Atomic Shredder

I’ve been trying to think a lot about the Next Big Thing, the kind of technology that will usher in widespread change making lives better around the world. Yeah, I don’t like to think small. The technology that most people think will change the world, nanotechnology, is probably decades away; however, I’d like to propose a more important milestone we should strive for before we attempt to build physical products on an atomic scale.

In his classic lecture of December 1959, titled “There’s Plenty Of Room At The Bottom”, Richard Feynman proposed creating smaller manipulators which in turn would be used to build even smaller manipulators, eventually enabling atomic-scale manipulation . It’s a neat idea, but one that has yet to come to fruition. What I wonder is if what we really need is the capability to assemble on an atomic scale; it would seem a more practical goal to be able to disassemble materials, if not on an atomic scale, then at least a near-atomic scale.

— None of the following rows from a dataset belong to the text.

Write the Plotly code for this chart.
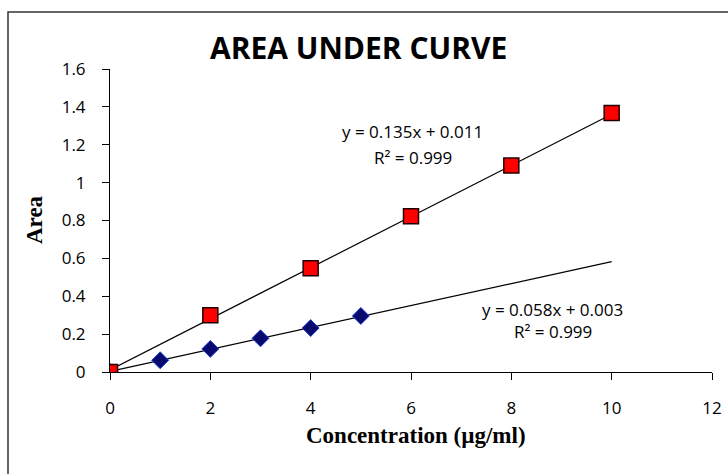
import plotly.graph_objects as go

# Data
conc_red = [0, 2, 4, 6, 8, 10]
area_red = [0.0, 0.30, 0.548, 0.822, 1.09, 1.367]
conc_blue = [0, 1, 2, 3, 4, 5]
area_blue = [0.0, 0.062, 0.122, 0.178, 0.232, 0.296]

fit_red = (0.135, 0.011)
fit_blue = (0.058, 0.003)
fit_x = [0, 10]

x_ticks = [0, 2, 4, 6, 8, 10, 12]
y_ticks = [0, 0.2, 0.4, 0.6, 0.8, 1, 1.2, 1.4, 1.6]
y_tick_text = ["0", "0.2", "0.4", "0.6", "0.8", "1", "1.2", "1.4", "1.6"]

W, H = 728, 474
L, R, T, B = 110, 16, 69, 102
pw, ph = W - L - R, H - T - B

fig = go.Figure()

fig.add_trace(go.Scatter(x=fit_x, y=[fit_red[0] * v + fit_red[1] for v in fit_x],
                         mode="lines", line=dict(color="black", width=1.2),
                         showlegend=False, hoverinfo="skip"))
fig.add_trace(go.Scatter(x=fit_x, y=[fit_blue[0] * v + fit_blue[1] for v in fit_x],
                         mode="lines", line=dict(color="black", width=1.2),
                         showlegend=False, hoverinfo="skip"))
fig.add_trace(go.Scatter(x=conc_blue, y=area_blue, mode="markers",
                         marker=dict(symbol="diamond", size=13, color="#0a0a6e",
                                     line=dict(color="#1a3fd0", width=1)),
                         showlegend=False))
fig.add_trace(go.Scatter(x=conc_red, y=area_red, mode="markers",
                         marker=dict(symbol="square", size=15, color="#ff0000",
                                     line=dict(color="#200000", width=1.5)),
                         showlegend=False))

tick_font = dict(family="Open Sans", size=17, color="black")
fig.update_xaxes(range=[0, 12], tickvals=x_ticks, showline=True, linecolor="black",
                 linewidth=1, ticks="outside", ticklen=7, tickcolor="black",
                 showgrid=False, zeroline=False, tickfont=tick_font,
                 ticklabelstandoff=14, automargin=False)
fig.update_yaxes(range=[0, 1.6], tickvals=y_ticks, ticktext=y_tick_text, showline=True,
                 linecolor="black", linewidth=1, ticks="outside", ticklen=7,
                 tickcolor="black", showgrid=False, zeroline=False, tickfont=tick_font,
                 ticklabelstandoff=13, automargin=False)


def px_x(p):
    return (p - L) / pw


def px_y(p):
    return (H - B - p) / ph


ann_font = dict(family="Open Sans", size=17, color="black")
annotations = [
    dict(x=412, y=131, text="y = 0.135x + 0.011"),
    dict(x=413, y=157, text="R² = 0.999"),
    dict(x=552, y=309, text="y = 0.058x + 0.003"),
    dict(x=553, y=331, text="R² = 0.999"),
]
for a in annotations:
    fig.add_annotation(x=px_x(a["x"]), y=px_y(a["y"]), xref="paper",
                       yref="paper", text=a["text"], showarrow=False, font=ann_font,
                       xanchor="center", yanchor="middle")

fig.add_annotation(x=px_x(358), y=px_y(47), xref="paper", yref="paper",
                   text="<b>AREA UNDER CURVE</b>", showarrow=False,
                   font=dict(family="Open Sans", size=30, color="black"),
                   xanchor="center", yanchor="middle")

fig.add_annotation(x=px_x(416), y=px_y(436), xref="paper", yref="paper",
                   text="<b>Concentration (µg/ml)</b>", showarrow=False,
                   font=dict(family="Liberation Serif", size=23, color="black"),
                   xanchor="center", yanchor="middle")
fig.add_annotation(x=px_x(34), y=px_y(220), xref="paper", yref="paper",
                   text="<b>Area</b>", showarrow=False, textangle=-90,
                   font=dict(family="Liberation Serif", size=23, color="black"),
                   xanchor="center", yanchor="middle")

fig.add_shape(type="rect", xref="paper", yref="paper",
              x0=px_x(8), x1=px_x(W + 20),
              y0=px_y(H + 20), y1=px_y(12),
              line=dict(color="#333333", width=1.5), fillcolor="rgba(0,0,0,0)")

fig.update_layout(width=W, height=H, margin=dict(l=L, r=R, t=T, b=B),
                  paper_bgcolor="white", plot_bgcolor="white")

fig.write_html("out.html")
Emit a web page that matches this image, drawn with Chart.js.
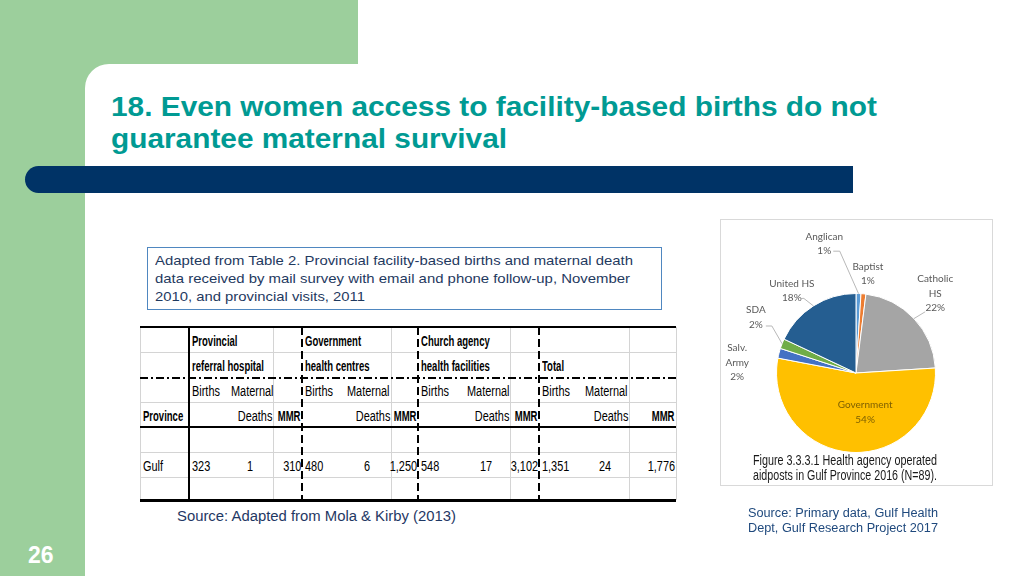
<!DOCTYPE html>
<html>
<head>
<meta charset="utf-8">
<script src="https://cdn.jsdelivr.net/npm/chart.js@4.4.0/dist/chart.umd.min.js"></script>
<style>
body{margin:0;width:1024px;height:576px;overflow:hidden;position:relative;background:#fff;font-family:"Liberation Sans",Arial,sans-serif}
.abs{position:absolute}
.line{position:absolute;white-space:nowrap;transform-origin:left center;line-height:1}
.tw{position:absolute;width:0;height:0}
.tc{position:absolute;top:-8px;line-height:16px;font-size:14px;white-space:nowrap;color:#000}
.tc.l{left:0;transform-origin:left center;transform:scaleX(.78)}
.tc.r{right:0;transform-origin:right center;transform:scaleX(.78)}
.tc.c{left:0;transform-origin:center center;transform:translateX(-50%) scaleX(.78)}
.tc.b{font-weight:bold}
.tc.l.b{transform:scaleX(.68)}
.tc.r.b{transform:scaleX(.68)}
</style>
</head>
<body>
<!-- slide background -->
<div class="abs" style="left:0;top:0;width:358px;height:120px;background:#9ccf9c"></div>
<div class="abs" style="left:0;top:0;width:85px;height:576px;background:#9ccf9c"></div>
<div class="abs" style="left:85px;top:64px;width:939px;height:512px;background:#fff;border-top-left-radius:24px"></div>
<div class="abs" style="left:25px;top:166px;width:828px;height:27px;background:#003366;border-radius:13.5px 0 0 13.5px"></div>

<div class="line fit" data-w="766" style="left:111px;top:93px;font-size:28px;font-weight:bold;color:#009a93">18. Even women access to facility-based births do not</div>
<div class="line fit" data-w="396" style="left:111px;top:125px;font-size:28px;font-weight:bold;color:#009a93">guarantee maternal survival</div>

<!-- table note -->
<div class="abs" style="left:147px;top:247px;width:513px;height:61px;border:1px solid #4f87c0"></div>
<div class="line fit" data-w="478" style="left:155px;top:254px;font-size:13.5px;color:#1f3a5f">Adapted from Table 2. Provincial facility-based births and maternal death</div>
<div class="line fit" data-w="475" style="left:155px;top:272px;font-size:13.5px;color:#1f3a5f">data received by mail survey with email and phone follow-up, November</div>
<div class="line fit" data-w="210" style="left:155px;top:290px;font-size:13.5px;color:#1f3a5f">2010, and provincial visits, 2011</div>

<div id="tbl" class="abs" style="left:0;top:0;width:1024px;height:576px"></div>

<div class="line fit" data-w="279" style="left:177px;top:509px;font-size:14px;color:#1f3864">Source: Adapted from Mola &amp; Kirby (2013)</div>

<!-- pie figure -->
<div class="abs" style="left:720px;top:219px;width:271px;height:265px;border:1px solid #d9d9d9">
  <canvas id="pie" width="271" height="265"></canvas>
</div>
<div class="line fit" data-w="184" style="left:753px;top:453px;font-size:14px;color:#1a1a1a">Figure 3.3.3.1 Health agency operated</div>
<div class="line fit" data-w="184" style="left:753px;top:468px;font-size:14px;color:#1a1a1a">aidposts in Gulf Province 2016 (N=89).</div>

<div class="line fit" data-w="190" style="left:748px;top:507px;font-size:12.5px;color:#1f497d">Source: Primary data, Gulf Health</div>
<div class="line fit" data-w="190" style="left:748px;top:522px;font-size:12.5px;color:#1f497d">Dept, Gulf Research Project 2017</div>

<div class="line" style="left:28px;top:544px;font-size:23px;font-weight:bold;color:#fff">26</div>

<script>
// pie data
const agencies = ['Anglican', 'Baptist', 'Catholic HS', 'Government', 'Salv. Army', 'SDA', 'United HS'];
const agencyShares = [1, 1, 22, 54, 2, 2, 18];
const agencyColors = ['#5b9bd5', '#ed7d31', '#a5a5a5', '#ffc000', '#4472c4', '#70ad47', '#255e91'];

// table data
const tableGroups = [['Provincial', 'referral hospital'], ['Government', 'health centres'], ['Church agency', 'health facilities'], ['', 'Total']];
const tableProvince = 'Gulf';
const groupBirths = [323, 480, 548, 1351];
const groupDeaths = [1, 6, 17, 24];
const groupMMR = [310, 1250, 3102, 1776];

// label placement: [distance as share of radius, angle shift in degrees]
const labelLayout = [[1.675, -15.6], [1.26, 1.4], [1.41, -1.8], [0.51, -16.6], [1.5, -9.4], [1.44, 7.4], [1.31, -5.6]];
const labelWrap = [false, false, true, false, true, false, false];
// leader line end relative to label centre: [dx elbow, dy, dx end]
const leaderLayout = [[15.5, 7.5, 9], null, [-10, 18, null], null, null, [16, 8.5, 10], [12, 7.5, 9]];

const sliceLabels = {
  id: 'sliceLabels',
  afterDatasetsDraw(chart) {
    const ctx = chart.ctx;
    const arcs = chart.getDatasetMeta(0).data;
    ctx.save();
    ctx.font = '10px Lato, "Open Sans", sans-serif';
    ctx.textAlign = 'center';
    ctx.textBaseline = 'middle';
    ctx.strokeStyle = '#a6a6a6';
    ctx.lineWidth = 0.8;
    arcs.forEach((arc, i) => {
      const p = arc.getProps(['x', 'y', 'startAngle', 'endAngle', 'outerRadius']);
      const mid = (p.startAngle + p.endAngle) / 2;
      const a = mid + labelLayout[i][1] * Math.PI / 180;
      const d = p.outerRadius * labelLayout[i][0];
      const lx = p.x + Math.cos(a) * d;
      const ly = p.y + Math.sin(a) * d;
      let lines = labelWrap[i] ? agencies[i].split(' ') : [agencies[i]];
      lines = lines.concat([agencyShares[i] + '%']);
      ctx.fillStyle = i === 3 ? '#7f6000' : '#595959';
      const top = ly - (lines.length - 1) * 7.25;
      lines.forEach((t, k) => ctx.fillText(t, lx, top + k * 14.5));
      const ld = leaderLayout[i];
      if (ld) {
        ctx.beginPath();
        if (ld[2] !== null) ctx.moveTo(lx + ld[2], ly + ld[1]);
        else ctx.moveTo(lx + ld[0], ly + ld[1]);
        ctx.lineTo(lx + ld[0], ly + ld[1]);
        ctx.lineTo(p.x + Math.cos(mid) * p.outerRadius, p.y + Math.sin(mid) * p.outerRadius);
        ctx.stroke();
      }
    });
    ctx.restore();
  }
};

new Chart(document.getElementById('pie'), {
  type: 'pie',
  data: {
    labels: agencies,
    datasets: [{
      data: agencyShares,
      backgroundColor: agencyColors,
      borderColor: '#fff',
      borderWidth: 1
    }]
  },
  options: {
    responsive: false,
    animation: false,
    layout: { padding: { left: 55, right: 56, top: 73, bottom: 32 } },
    plugins: { legend: { display: false }, tooltip: { enabled: false } }
  },
  plugins: [sliceLabels]
});

// table
const tbl = document.getElementById('tbl');
const colEdges = [140, 189, 226, 273, 302, 342, 391, 418, 462, 510, 539, 580, 629, 676];
const rowEdges = [327, 352, 378, 402, 427, 452, 477, 500];
const rowMid = i => (rowEdges[i] + rowEdges[i + 1]) / 2 + 1;

function box(l, t, w, h, bg) {
  const d = document.createElement('div');
  d.className = 'abs';
  d.style.cssText += 'left:' + l + 'px;top:' + t + 'px;width:' + w + 'px;height:' + h + 'px;background:' + bg;
  tbl.appendChild(d);
}
function cellText(txt, x, y, align, bold) {
  const wrap = document.createElement('div');
  wrap.className = 'tw';
  wrap.style.left = x + 'px';
  wrap.style.top = y + 'px';
  const s = document.createElement('span');
  s.textContent = txt;
  s.className = 'tc ' + align + (bold ? ' b' : '');
  wrap.appendChild(s);
  tbl.appendChild(wrap);
}

const left = colEdges[0], right = colEdges[colEdges.length - 1], W = right - left;
const top0 = rowEdges[0], H = rowEdges[rowEdges.length - 1] - top0;
// gray grid
[1, 3, 5, 6].forEach(r => box(left, rowEdges[r], W, 1, '#d4d4d4'));
[0, 3, 6, 9, 12, 13].forEach(c => box(colEdges[c], top0, 1, H, '#d4d4d4'));
// strong rules
box(left, rowEdges[0] - 1, W, 2, '#000');
box(left, rowEdges[4] - 1, W, 2, '#000');
box(left, rowEdges[7] - 1, W, 3, '#000');
box(colEdges[1] - 1, top0, 2, H, '#000');
[4, 7, 10].forEach(c => box(colEdges[c] - 1, top0, 1.5, H, 'repeating-linear-gradient(to bottom,#000 0 8px,transparent 8px 12px)'));
box(left, rowEdges[2] - 1, W, 1.5, 'repeating-linear-gradient(to right,#000 0 8px,transparent 8px 11px,#000 11px 13px,transparent 13px 16px)');

const fmt = v => v.toLocaleString('en-US');
cellText('Province', colEdges[0] + 3, rowMid(3), 'l', true);
cellText(tableProvince, colEdges[0] + 3, rowMid(5), 'l', false);
tableGroups.forEach((g, k) => {
  const cb = colEdges[1 + 3 * k], cd = colEdges[2 + 3 * k], cm = colEdges[3 + 3 * k], ce = colEdges[4 + 3 * k];
  if (g[0]) cellText(g[0], cb + 3, rowMid(0), 'l', true);
  cellText(g[1], cb + 3, rowMid(1), 'l', true);
  cellText('Births', cb + 3, rowMid(2), 'l', false);
  cellText('Maternal', cd + 5, rowMid(2), 'l', false);
  cellText('Deaths', cm - 1, rowMid(3), 'r', false);
  cellText('MMR', ce - 2, rowMid(3), 'r', true);
  cellText(fmt(groupBirths[k]), cb + 3, rowMid(5), 'l', false);
  cellText(fmt(groupDeaths[k]), (cd + cm) / 2, rowMid(5), 'c', false);
  cellText(fmt(groupMMR[k]), ce - 1, rowMid(5), 'r', false);
});

// squeeze text lines to the widths of the slide
document.querySelectorAll('.fit').forEach(el => {
  const w = el.getBoundingClientRect().width;
  el.style.transform = 'scaleX(' + (el.dataset.w / w) + ')';
});
</script>
</body>
</html>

In the case of nanotechnology, I wonder how we will be able to assemble solid materials at an atomic scale without having repulsive forces blow apart a work in progress before reaching a stable crystalline state. Historically, it’s always been easier to destroy that to create, so why not use that to our advantage? Given humanity’s appetite for throwing tons of away perfectly good resources into landfills every day, a far more useful technology would be some kind of atomic shredder. Such a device would be capable of breaking down large items, such as consumer electronics, into piles of relatively homogeneous and pure raw materials. Given the failure of recycling to reclaim significant amounts of resources due to the difficulty of easily separating constituent components, this would be a perfect solution.

If only we had such a technology we would be in the midst of a new resource Gold Rush, except this time the prospectors wouldn’t be looking for gold. They’d be looking for garbage.

Ringtone Hell

If there’s a God in Heaven, let him be so kind as to inspire someone to come up with a replacement for the piezoelectric speaker. These speakers, based on the piezoelectric effect, are the workhorses of many applications, providing a small and energy efficient method of providing audio in a variety of applications. And none so annoying as the dreaded cellphone ring tone.

It amazes me that people can spend so much time meticulously choosing a theme song or jingle to serve as the ring tone that captures their “personality”. And then passes that personality through the audio blender that is eight-bit sound and a piezoelectric speaker. Ouch.

The influence of the piezoelectric speaker and low-quality sound output are probably more pervasive than we might recognize. After all, how many of us had a Speak & Spell? That joyful orange box of electronics that taught us the joy of spelling. In a monotonous, Ben-Stein-meets-Stephen-Hawking, lo-res version of a real human voice. It’s a wonder any of us are comprehensible in everyday conversation.

Today, every toy is now being stuffed with a voice. And they all suck. Sure, the potential benefit of a toy that talks and responds to a kid is immense, but at what cost? Are we going to end up with a generation of children who speak with built-in distortion and the verbal gait of a Canadian Prime Minister?